Giovanni Lelli et son épouse Dominique, les deux architectes, se sont fait plaisir. Tout en respectant un cahier des charges des plus sévères. « Compte tenu du PPRI (plan de prévention des risques inondation), nous avons placé au rez-de-chaussée tout ce qui peut être rapidement mis à l’abri de l’eau ou qui présente une moindre valeur. Le reste est en haut, bien protégé et sur une surface nettement plus importante », explique Giovanni Lelli. C’est donc le risque de débordement de la Marne qui a modelé cet étonnant volume évasé. Côté façade principale, un porte-à-faux de 16,50 m (l’un des plus importants en béton réalisé en France) occupé par la médiathèque (300 m2). A l’arrière, reposant lui aussi sur le vide, un auditorium. Conséquence heureuse de cette faible emprise au sol, il a été possible de sauver deux platanes quasi-centenaires qui encadrent la vue que l’on a sur la rivière depuis la baie vitrée de la médiathèque. La crue record de 1910, il est vrai, dévasterait aujourd’hui le rez-de-chaussée jusqu’à hauteur d’homme. Aussi, même le parking en sous-sol est-il conçu pour faire office de réservoir à d’éventuelles inondations.

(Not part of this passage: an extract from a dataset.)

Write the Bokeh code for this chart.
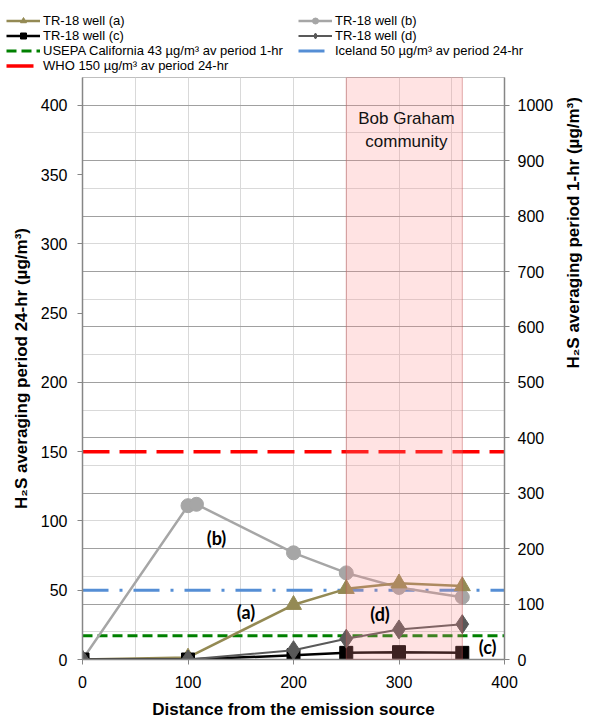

L’eau est omniprésente, pour s’en défendre comme pour la valoriser. Déversées par des gargouilles sous l’avancée, les eaux pluviales alimentent un bassin que surplombe la passerelle d’accès au bâtiment, avant de rejoindre la nappe phréatique, puis la Marne. « Le PPRI, qui est récent, inspire des démarches plus citoyennes. Auparavant, le principe était d’évacuer l’eau le plus vite possible, par exemple chez les voisins. Aujourd’hui, il s’agit plutôt de la contenir dans un périmètre », souligne Giovanni Lelli.

Dialogue de bétons

Structuré par l’escalier monumental qui prolonge l’entrée, l’ouvrage est composé de deux volumes. D’un côté, un bâtiment de béton blanc, qui contient à gros trait l’espace public. De l’autre, une petite structure à vocation plus administrative, au relief gris et travaillé.

Giovanni Lelli commente : « Ce sont deux types de béton qui dialoguent. La partie blanche offre une surface lisse. C’est un béton autoplaçant avec strates de coulage apparentes. Fruit d’un intéressant travail avec les boiseurs, l’autre partie, grise et rugueuse, appelle le lichen, la mousse… ou la salissure, question de vocabulaire. »

Au sol, le béton étonne également, avec une matière chatoyante et irisée, spécialement étudiée pour le hall. « Un granito avec des inclusions de verre de récupération et un soupçon de nacre », précise l’architecte. Bref, l’ouvrage dénote un travail poussé sur la minéralité. Le mur de l’escalier monumental, par exemple, conjugue une texture « peau de bébé » avec un béton bouchardé. Alternance que souligne la main courante en hêtre semblant reposer sur le vide, œuvre du menuisier ACM. Giovanni Lelli conclut : « C’est avant tout un établissement d’accueil et de travail. A l’inverse d’une architecture très démonstrative, nous avons privilégié une structure simple, mais emplie de raffinements. »

De fait, le lieu inspire la quiétude. Par de magnifiques vues sur la Marne, une très belle luminosité mais aussi par le soin porté à l’acoustique. Ainsi, la salle de conférences de 120 places assises permettrait-elle de se faire entendre de l’auditoire sans amplification. Un astucieux système combinant deux abat-sons et des matières absorbantes fait en sorte que les ondes sonores montent mais ne descendent pas. Même préoccupation dans la médiathèque, où le bruit se répercute très peu entre les différentes tables de hêtre. Dans ce cœur de la maison, au centre du plafond, un panneau blanc sérigraphié immortalise la liste des compagnons ayant participé à l’ouvrage.